Many people get put off the idea of investing because they think they need a lot of money to do it.

The benefit of investing over a number of years means that even with small deposits, you could be just as successful as someone putting in a big lump-sum. You can invest regularly and watch as you get closer and closer to your goals.

4. Reduce the risk of losses

We all hate the idea of losing money. It’s this fear that stops a lot of people investing in the first place.

However, by investing for the long-term you can drastically reduce the risk of losing money. There’s no guarantee with investing that you’ll make money. But a diversified portfolio including quality companies you think will still be here in over ten years gives you a great chance of lowering the risk of losses.

5. Cut your costs

Trading shares on a regular basis can be quite expensive, especially if you’re not using a cheap share dealing account.

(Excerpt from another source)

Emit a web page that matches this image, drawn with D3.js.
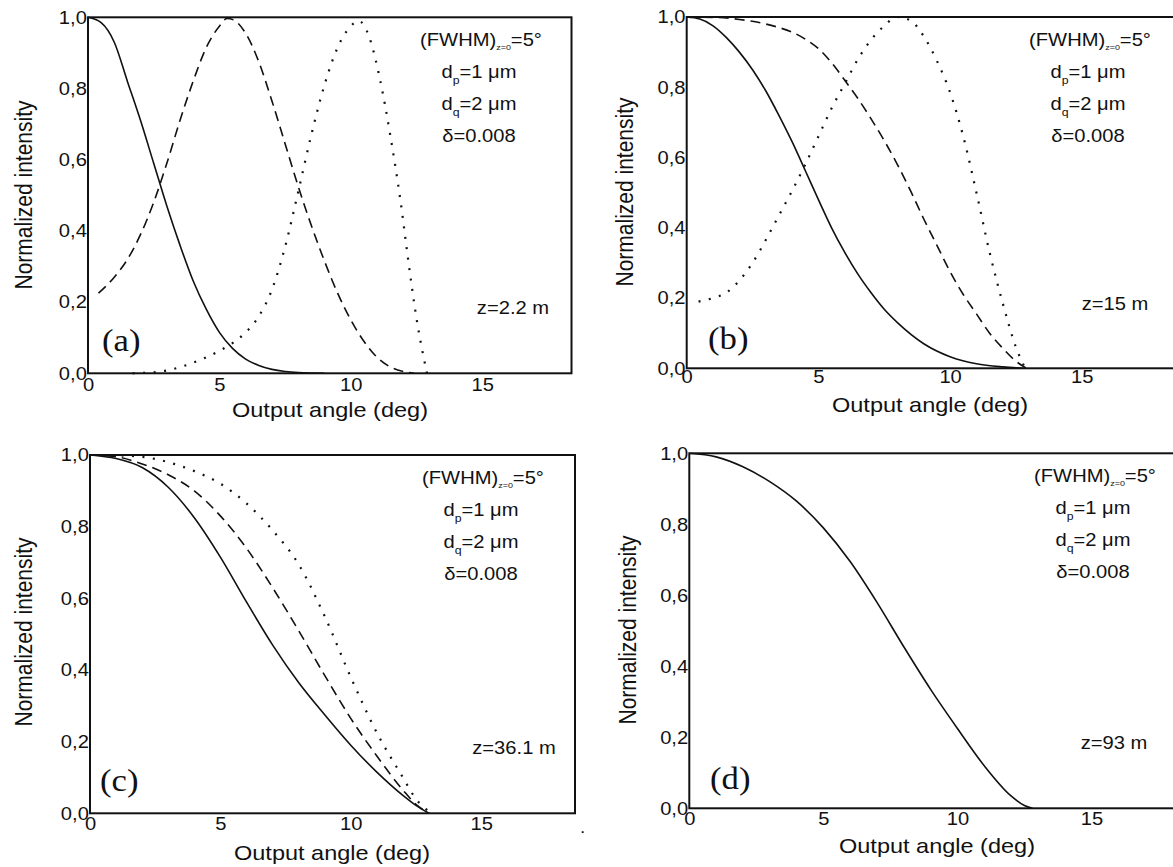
<!DOCTYPE html>
<html>
<head>
<meta charset="utf-8">
<script src="https://cdn.jsdelivr.net/npm/d3@7"></script>
<style>
  html, body { margin: 0; padding: 0; background: #fff; }
  svg { display: block; }
  text { font-family: "Liberation Sans", Arial, sans-serif; fill: #111; }
</style>
</head>
<body>
<svg id="chart" width="1173" height="867"></svg>
<script>
// ---------------- data ----------------
const xTicks = [0, 5, 10, 15];
const yTicks = [0, 0.2, 0.4, 0.6, 0.8, 1.0];
const xLabel = "Output angle (deg)";
const yLabel = "Normalized intensity";
const panelLetters = ["(a)", "(b)", "(c)", "(d)"];
const distances = ["z=2.2 m", "z=15 m", "z=36.1 m", "z=93 m"];

// panel (a), z = 2.2 m
const aSolid = [[0,1],[0.5,0.985],[1,0.93],[1.5,0.82],[2,0.71],[2.5,0.59],[3,0.47],[3.5,0.36],[4,0.26],[4.5,0.18],[5,0.115],[5.5,0.07],[6,0.04],[6.5,0.022],[7,0.011],[7.5,0.005],[8,0.002],[9,0]];
const aDashed = [[0.4,0.225],[1,0.27],[1.5,0.32],[2,0.39],[2.5,0.48],[3,0.59],[3.5,0.71],[4,0.82],[4.5,0.915],[5,0.975],[5.3,0.997],[5.6,0.99],[6,0.955],[6.5,0.875],[7,0.765],[7.5,0.645],[8,0.525],[8.5,0.415],[9,0.315],[9.5,0.225],[10,0.15],[10.5,0.09],[11,0.045],[11.5,0.018],[12,0.005],[12.4,0]];
const aDotted = [[1.7,0],[2.5,0.003],[3,0.008],[3.5,0.017],[4,0.03],[4.5,0.045],[5,0.063],[5.5,0.085],[6,0.115],[6.5,0.16],[7,0.235],[7.5,0.355],[8,0.51],[8.5,0.67],[9,0.81],[9.5,0.915],[10,0.975],[10.3,0.99],[10.7,0.945],[11.1,0.83],[11.5,0.67],[11.9,0.48],[12.2,0.31],[12.5,0.155],[12.9,0]];

// panel (b), z = 15 m
const bSolid = [[0,1],[0.5,0.994],[1,0.975],[1.5,0.942],[2,0.9],[2.5,0.85],[3,0.79],[3.5,0.72],[4,0.645],[4.5,0.563],[5,0.48],[5.5,0.4],[6,0.33],[6.5,0.268],[7,0.215],[7.5,0.168],[8,0.13],[9,0.07],[10,0.033],[11,0.013],[12,0.004],[12.8,0]];
const bDashed = [[0,1],[1,0.999],[2,0.993],[3,0.98],[3.5,0.97],[4,0.957],[4.5,0.937],[5,0.91],[5.5,0.87],[6,0.82],[6.5,0.768],[7,0.71],[7.5,0.648],[8,0.58],[8.5,0.505],[9,0.425],[9.5,0.35],[10,0.275],[10.5,0.21],[11,0.155],[11.5,0.1],[12,0.057],[12.5,0.02],[12.9,0]];
const bDotted = [[0.45,0.19],[1,0.2],[1.5,0.215],[2,0.25],[2.5,0.3],[3,0.365],[3.5,0.435],[4,0.505],[4.5,0.58],[5,0.66],[5.5,0.74],[6,0.81],[6.5,0.88],[7,0.935],[7.5,0.975],[8,1.0],[8.5,0.99],[9,0.945],[9.5,0.875],[10,0.785],[10.5,0.66],[11,0.5],[11.5,0.33],[12,0.185],[12.5,0.06],[12.85,0]];

// panel (c), z = 36.1 m
const cSolid = [[0,1],[1,0.99],[2,0.965],[3,0.91],[4,0.825],[5,0.715],[6,0.59],[7,0.47],[8,0.365],[9,0.275],[10,0.19],[11,0.115],[12,0.05],[12.5,0.022],[13,0]];
const cDashed = [[0,1],[1,0.995],[2,0.975],[3,0.945],[4,0.9],[5,0.83],[6,0.74],[7,0.63],[8,0.51],[9,0.385],[10,0.265],[11,0.16],[12,0.065],[12.5,0.025],[13,0]];
const cDotted = [[0,1],[1,0.999],[2,0.995],[3,0.98],[4,0.955],[5,0.92],[6,0.865],[7,0.79],[8,0.695],[9,0.55],[10,0.38],[11,0.225],[12,0.1],[12.5,0.04],[13.1,0]];

// panel (d), z = 93 m
const dSolid = [[0,1],[1,0.99],[2,0.962],[3,0.92],[4,0.865],[5,0.79],[6,0.695],[7,0.58],[8,0.455],[9,0.335],[10,0.225],[11,0.12],[12,0.035],[12.5,0.008],[12.8,0]];

const seriesByPanel = [
  [aSolid, aDashed, aDotted],
  [bSolid, bDashed, bDotted],
  [cSolid, cDashed, cDotted],
  [dSolid]
];
const xMaxByPanel = [18.4, 18.5, 18.6, 18.5];

// ---------------- layout ----------------
const SX = 1.12; // horizontal stretch of the scanned lettering
const layout = [
  { left: 88,    top: 17.3,  right: 571.5, bottom: 373.3, padX: 4.5,
    ann: [481, 46], z: [513, 314], letter: [102, 351], xt: [330, 417], yt: [32, 195] },
  { left: 686.7, top: 17,    right: 1174,  bottom: 368.3, padX: 2,
    ann: [1090, 46], z: [1115, 310], letter: [708, 349], xt: [930, 412], yt: [633, 192] },
  { left: 90,    top: 455,   right: 575,   bottom: 813.3, padX: 4,
    ann: [483, 484], z: [514, 754], letter: [100, 791], xt: [332, 860], yt: [32, 632] },
  { left: 689.3, top: 453.3, right: 1185.3,bottom: 808.3, padX: 4,
    ann: [1095, 482], z: [1114, 749], letter: [710, 789], xt: [937, 853], yt: [636, 630] }
];
const lineStyles = [
  { dash: null,    width: 1.6 },
  { dash: "10,6",  width: 1.6 },
  { dash: "2,8.5", width: 2.2 }
];

const svg = d3.select("#chart");

function stretchedText(g, x, y, str, size, anchor, family) {
  const t = g.append("text")
    .attr("transform", `translate(${x},${y}) scale(${SX},1)`)
    .attr("text-anchor", anchor || "start")
    .style("font-size", size + "px");
  if (family) t.style("font-family", family);
  t.text(str);
  return t;
}

layout.forEach((L, i) => {
  const g = svg.append("g");
  const x = d3.scaleLinear().domain([0, xMaxByPanel[i]]).range([L.left, L.right]);
  const y = d3.scaleLinear().domain([0, 1]).range([L.bottom, L.top]);

  // curves
  const line = d3.line().x(d => x(d[0])).y(d => y(d[1])).curve(d3.curveMonotoneX);
  seriesByPanel[i].forEach((s, k) => {
    const st = lineStyles[k];
    g.append("path").datum(s)
      .attr("d", line)
      .attr("fill", "none")
      .attr("stroke", "#111")
      .attr("stroke-width", st.width)
      .attr("stroke-dasharray", st.dash);
  });

  // frame
  g.append("rect")
    .attr("x", L.left).attr("y", L.top)
    .attr("width", L.right - L.left).attr("height", L.bottom - L.top)
    .attr("fill", "none").attr("stroke", "#111").attr("stroke-width", 2);

  // axes
  const fmt = d => d.toFixed(1).replace(".", ",");
  const ya = g.append("g").attr("transform", `translate(${L.left},0)`)
    .call(d3.axisLeft(y).tickValues(yTicks).tickSize(0).tickPadding(1).tickFormat(fmt));
  const xa = g.append("g").attr("transform", `translate(0,${L.bottom})`)
    .call(d3.axisBottom(x).tickValues(xTicks).tickSize(0).tickPadding(L.padX).tickFormat(d3.format("d")));
  [ya, xa].forEach(a => {
    a.select(".domain").remove();
    a.selectAll("text")
      .style("font-size", "18px")
      .style("font-family", "'Liberation Sans', Arial, sans-serif")
      .attr("fill", "#111")
      .attr("transform", `scale(${SX},1)`);
  });

  // axis titles
  stretchedText(g, L.xt[0], L.xt[1], xLabel, 21, "middle");
  g.append("text")
    .attr("transform", `translate(${L.yt[0]},${L.yt[1]}) scale(${SX},1) rotate(-90)`)
    .attr("text-anchor", "middle")
    .style("font-size", "21px")
    .text(yLabel);

  // annotation block
  const ax = L.ann[0], ay = L.ann[1];
  const t1 = g.append("text").attr("transform", `translate(${ax},${ay}) scale(${SX},1)`)
    .attr("text-anchor", "middle").style("font-size", "18px");
  t1.append("tspan").text("(FWHM)");
  t1.append("tspan").attr("dy", 4).style("font-size", "8px").text("z=0");
  t1.append("tspan").attr("dy", -4).text("=5°");

  const t2 = g.append("text").attr("transform", `translate(${ax - 2},${ay + 32}) scale(${SX},1)`)
    .attr("text-anchor", "middle").style("font-size", "18px");
  t2.append("tspan").text("d");
  t2.append("tspan").attr("dy", 6).style("font-size", "11px").text("p");
  t2.append("tspan").attr("dy", -6).text("=1 μm");

  const t3 = g.append("text").attr("transform", `translate(${ax - 2},${ay + 64}) scale(${SX},1)`)
    .attr("text-anchor", "middle").style("font-size", "18px");
  t3.append("tspan").text("d");
  t3.append("tspan").attr("dy", 6).style("font-size", "11px").text("q");
  t3.append("tspan").attr("dy", -6).text("=2 μm");

  stretchedText(g, ax - 2, ay + 96, "δ=0.008", 18, "middle");

  // distance label and panel letter
  stretchedText(g, L.z[0], L.z[1], distances[i], 18, "middle");
  stretchedText(g, L.letter[0], L.letter[1], panelLetters[i], 31, "start", "'Liberation Serif', 'Times New Roman', serif");
});

// stray mark present in the scanned figure
stretchedText(svg, 580, 833, ".", 17, "start");
</script>
</body>
</html>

A long-term outlook can help you manage your costs better. Ultimately, this is going to help you create more gains as you’ll avoid paying too much of your money to other people. Opening a stocks and shares ISA and using your personal allowance each year can also reduce your tax liability.

Please note that tax treatment depends on the specific circumstances of the individual and may be subject to change in the future.

6. Make the most of compounding

The magic ingredient to making compound interest work for you is time.

With time on your side, reinvested returns can make you unstoppable. Einstein even referred to this as the eighth wonder of the world! The longer you invest, the more you can make the most of your investments as your gains compound and grow.

Should you invest, the value of your investment may rise or fall and your capital is at risk. Before investing, your individual circumstances should be assessed. Consider taking independent financial advice.